The water district that manages Silicon Valley’s 235-foot-high earthen Anderson Dam, which holds 29 billion gallons of water, has acknowledged that the dam’s embankments are seismically unstable and could catastrophically liquefy in a major earthquake.

When the Leroy Anderson Dam near Morgan Hill suffered its 11th flood in 67 years in February, 14,000 San Jose residents had to be evacuated. Assistant City Manager David Sykes told the Associated Press that the estimate for damage to private property is $50 million, and public infrastructure suffered about $23 million in damage.

About 150 members of the public on March 22 attended the first after-flood board meeting of the Santa Clara Valley Water District, according to the San Jose Mercury News. District engineers told the crowd that due to a well-known 2009 study of the risks of a large earthquake causing a dam break and flooding the community with two feet of standing water, the district voluntarily capped water storage at 68 percent of capacity by limiting the maximum lake height to 45 feet below the top of the dam.

But in a surprise to many in the crowd, the water district stated that a 2011 seismic stability evaluation had found Anderson Dam and Reservoir’s “downstream and upstream embankments could become unstable during a very large magnitude earthquake and the rupture of faults underlying the dam.”

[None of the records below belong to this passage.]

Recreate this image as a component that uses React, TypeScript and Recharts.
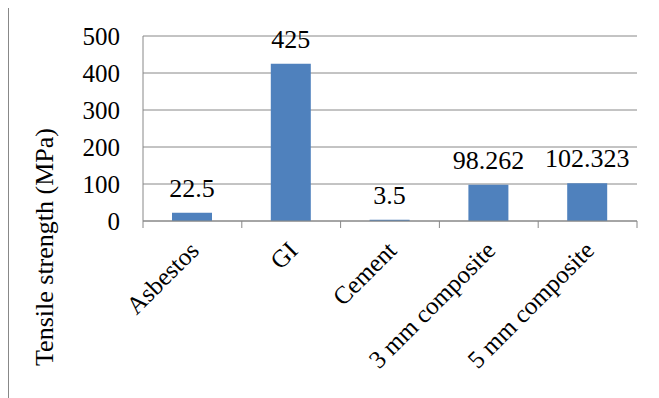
import React from "react";
import { BarChart, Bar, XAxis, YAxis, CartesianGrid, LabelList, Label } from "recharts";

// materials on the x axis and their tensile strength (MPa)
const materials = ["Asbestos", "GI", "Cement", "3 mm composite", "5 mm composite"];
const strength = [22.5, 425, 3.5, 98.262, 102.323];
const yTicks = [0, 100, 200, 300, 400, 500];

const data = materials.map((name, i) => ({ name, value: strength[i] }));

const W = 651;
const H = 390;
const M = { top: 28, right: 22, bottom: 0, left: 0 };
const Y_W = 135;
const X_H = 177;
const BAND = (W - M.left - M.right - Y_W) / materials.length;

const FONT = "Liberation Serif";
const GRID = "#888888";

// category label rotated -45deg, with Excel-style tick marks on the band edges
const MaterialTick = (props: any) => {
  const { x, y, payload, index } = props;
  const tx = x + 8;
  const ty = y + 31;
  return (
    <g>
      <line x1={x - BAND / 2} x2={x - BAND / 2} y1={y} y2={y + 7} stroke={GRID} />
      {index === materials.length - 1 && (
        <line x1={x + BAND / 2} x2={x + BAND / 2} y1={y} y2={y + 7} stroke={GRID} />
      )}
      <text
        x={tx}
        y={ty}
        textAnchor="end"
        transform={`rotate(-45, ${tx}, ${ty})`}
        fontFamily={FONT}
        fontSize={25}
        fill="#000"
      >
        {payload.value}
      </text>
    </g>
  );
};

export default function App() {
  return (
    <div style={{ position: "relative", width: W, height: H }}>
      <div
        style={{
          position: "absolute",
          left: 0,
          top: -1,
          width: W + 10,
          height: H + 10,
          borderLeft: `1px solid ${GRID}`,
          borderTop: `1px solid ${GRID}`,
          boxSizing: "border-box",
        }}
      />
      <BarChart width={W} height={H} data={data} margin={M} barSize={40}>
        <CartesianGrid vertical={false} stroke={GRID} />
        <XAxis
          dataKey="name"
          height={X_H}
          interval={0}
          stroke={GRID}
          tickLine={false}
          tickSize={0}
          tickMargin={0}
          tick={<MaterialTick />}
        />
        <YAxis
          width={Y_W}
          domain={[0, 500]}
          ticks={yTicks}
          stroke={GRID}
          tickLine={false}
          tickSize={0}
          tickMargin={23}
          tick={{ fill: "#000", fontSize: 25, fontFamily: FONT }}
        >
          <Label
            content={() => (
              <text
                x={45}
                y={239}
                textAnchor="middle"
                transform="rotate(-90, 45, 239)"
                fontFamily={FONT}
                fontSize={26}
                fill="#000"
              >
                Tensile strength (MPa)
              </text>
            )}
          />
        </YAxis>
        <Bar dataKey="value" fill="#4F81BD" isAnimationActive={false}>
          <LabelList
            dataKey="value"
            position="top"
            offset={16}
            fill="#000"
            fontSize={26}
            fontFamily={FONT}
          />
        </Bar>
      </BarChart>
    </div>
  );
}
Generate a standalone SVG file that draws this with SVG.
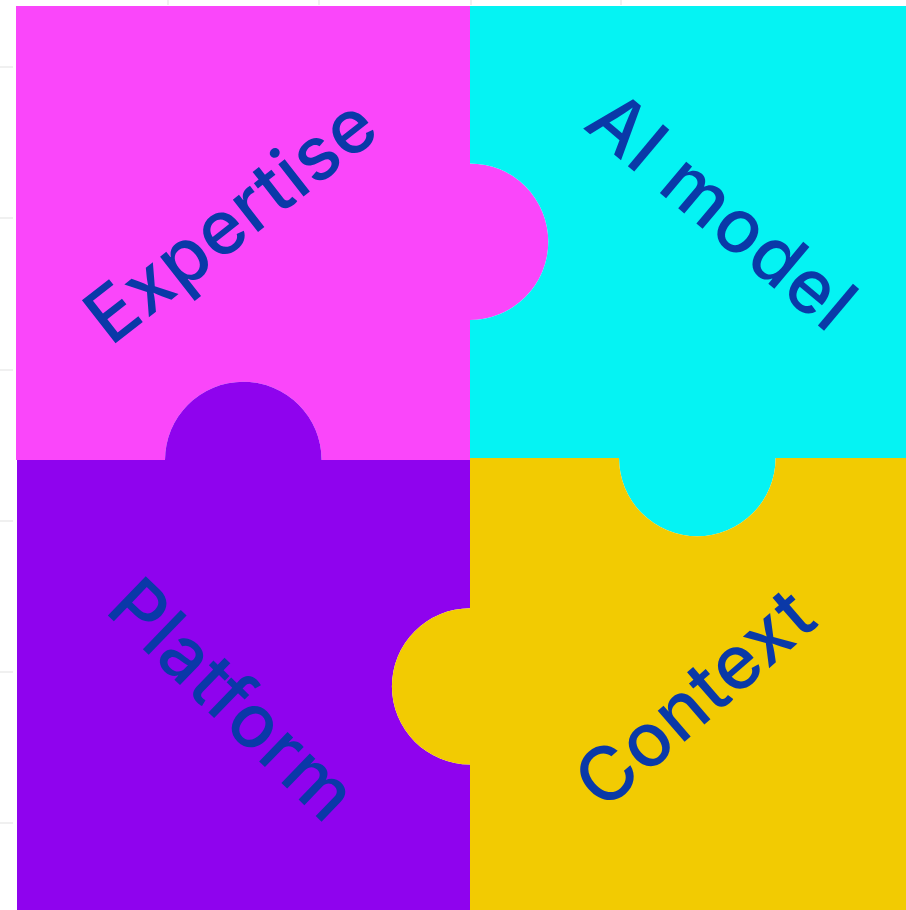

Water district managers also stated that they initiated the “Anderson Dam Seismic Retrofit Project” in 2012 to create a permanent fix to the risks identified by the seismic study.

Despite serious safety risks, water district managers have said that the estimated $400 million project is still in “design phase.” They emphasized that environmental documents would still have to be prepared to comply with federal and state regulations. Permits must also be obtained from several regulatory agencies for water diversion activities during construction, including the full dewatering of the reservoir

As an interim safety measure, the district in January 2017 agreed voluntarily to reduce the reservoir’s maximum water elevation by another 10 feet. Unfortunately, the area suffered what the Mercury News called a 100-year flood zone. The overflowing Anderson Dam caused Coyote Creek to crest at 13.6 feet, four feet over flood stage.